Ich kann dem nur zustimmen. Nur bin ich nicht bereit, das über die Preise zu machen, wie das ja längst das Evangelium in vielen Debatten ist und wie das auch von Ihnen, Herr Müller, noch vor eineinhalb Jahren beschworen und als Programm vorgesehen wurde. Ich brauche nur nachzulesen, was Ihr Sprecher Arndt bei der Debatte im Europäischen Parlament vorgestern wieder gesagt hat: Herunter mit den Preisen, auf jeden Fall eine Nullrunde, alles andere könne er nicht vertreten. Das ist der Unterschied zwischen den Worten und den Taten. Ich muß ehrlich sagen, ich bin gerne bereit, mich über jede sachliche Aussage, über jeden Vorschlag und natürlich auch über jede Kritik, wenn sie auf Fakten, Daten und Tatsachen beruht, wirklich echt auseinanderzusetzen. Aber über bloßes Geschwätz und bloße Polemik kann man nicht mehr eine Diskussion führen.

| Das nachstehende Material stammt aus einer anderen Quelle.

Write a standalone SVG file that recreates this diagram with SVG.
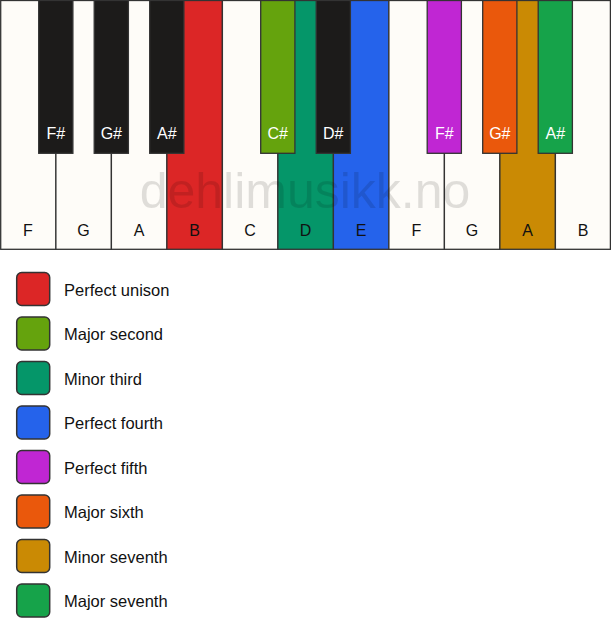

(Beifall bei der CDU/CSU und der FDP)


Heinz Westphal (SPD):
Rede ID: ID1012708900
Meine Damen und Herren, weitere Wortmeldungen liegen nicht vor. Ich schließe deshalb die Aussprache.
Der Ältestenrat schlägt vor, den Agrarbericht 1985 der Bundesregierung auf den Drucksachen 10/2850 und 10/2851 zu überweisen zur federführenden Beratung an den Ausschuß für Ernährung, Landwirtschaft und Forsten und zur Mitberatung an den Haushaltsausschuß. Für die Entschließungsanträge auf den Drucksachen 10/3007 und 10/3008 ist Ausschußüberweisung an dieselben Ausschüsse beantragt worden. Erhebt sich gegen die Überweisungen ein Widerspruch? — Das ist nicht der Fall. Dann sind die Überweisungen so beschlossen.
Meine Damen und Herren, wir sind am Schluß unserer Tagesordnung. Ich berufe die nächste Sitzung des Deutschen Bundestages auf Mittwoch, den 27. März 1985, 13 Uhr ein.
Ich wünsche Ihnen ein gutes Wochenende. Die Sitzung ist geschlossen.